The Malayala Samajam was founded in 1900 but I’m not sure whether about a Kannada society.

When the postman knocked…

Several readers responding to my item on Talboys Wheeler (Miscellany, November 19), remind me that he had also written a Handbook to Cotton Cultivation in Madras Presidency and that it was published by Higginbotham’s in 1862. But reader Sriram V. takes the story further. Sriram, who penned a pictorial history of the Madras Chamber of Commerce and Industry earlier this year, writes that the Wheeler book was written at the instance of what was then the Madras Chamber of Commerce. With the American Civil War raging at the time, the Chamber wanted Madras to grab the opportunity and offer supplies to a cotton-short world, an opportunity that Bombay had already exploited. Sriram goes on to add that there’s much more to this story of cotton in South India, with Robert Wight, the famed Madras naturalist, playing “a not so honourable role in the selection of locations for cultivation of cotton and in the choice of machinery for ginning.” This brought him into conflict with the Chamber which felt that Wight was “fudging records to indicate that areas under his control were better suited for growing. Wight also ran into conflict with an American named Fisher whom the East India Company had sent out to advise on growing American varieties of cotton in South India. In the end, both failed and Tinnevelly cotton became a major export for a few years.
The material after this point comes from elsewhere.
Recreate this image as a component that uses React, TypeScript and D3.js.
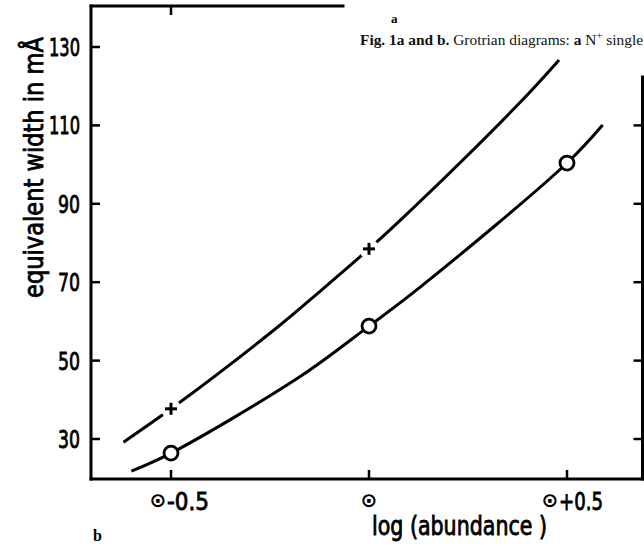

But in the end, Wight was probably not too far off the mark; Andhra – Wight’s ‘beat’- does better with cotton today than Tamil Nadu. But that doesn’t stop me from wanting to hear more from Sriram on Wight’s.

My having no information on the Jeremiah side of Gwendoline Jeevan Raj’s family (Miscellany, December 10), had one of my helping hands, Bharath Yeshwanth, digging hard for details and coming up with some answers. A John Jeremiah of Purasawalkam, he has found, was a notary public and proctor of the Supreme Court of Madras in the early 19th Century. Jeremiah married Jane Mary Conran in St. Mary’s in the Fort in 1817. He was one of the 16 directors of the Madras Male Orphans’ Asylum. According to the records, he passed away in his house in Purasawalkam in July 1831, aged 43. Presumably, Jeremiah Road led to his house. Now where do we go from here in search of other Jeremiahs?

Another of my helping hands, Ramineni Bhaskarendra, has traced an interview which Raghupati Venkaiah’s son Prakash (Miscellany, November 19) gave film journalist and film historian S.R. Meenakshi Soundaram in which he stated that the Gaiety theatre was opened just a fortnight after the German raider Emden had shelled Madras. The Crown and the Globe (later, Roxy) were built the following year. With the Emden raid on Madras dated to September 22, 1914, that would date the opening of the Gaiety to around October 7,1914 and the other two to 1915. In the same interview, Prakash stated that he had used a shot of the Madurai Meenakshi temple taken from a low angle; many a viewer thought the tower was falling. Be that as it may, that shot was taken for Meenakshi Kalyanam so what had been filmed for it was not totally abandoned, as many believed, but some of it was used elsewhere.

Apart from Venkaiah and Prakash, the Star of the East Studio’s Board of Directors included the Maharajah of Pithapuram, Sir R.K. Shanmukham Chetty and Govindoss Chaturboojhadoss. Their first film was Bhishma Pratigna starring Peggy Castello, Bunny Osten, A. Narayanan (later to become a renowned film-maker in his own right) and Prakash as Bhishma. The preview was held at the Gaiety with Sir C. P. Ramaswami Aiyar, presiding.

Prakash was also probably the first documentary film-maker in the South; he did health and hygiene films for the Government of Madras as well as a Roman Catholic documentary, Catechist of Kil-Arni, for the Paris Foreign Mission Society, Pondicherry.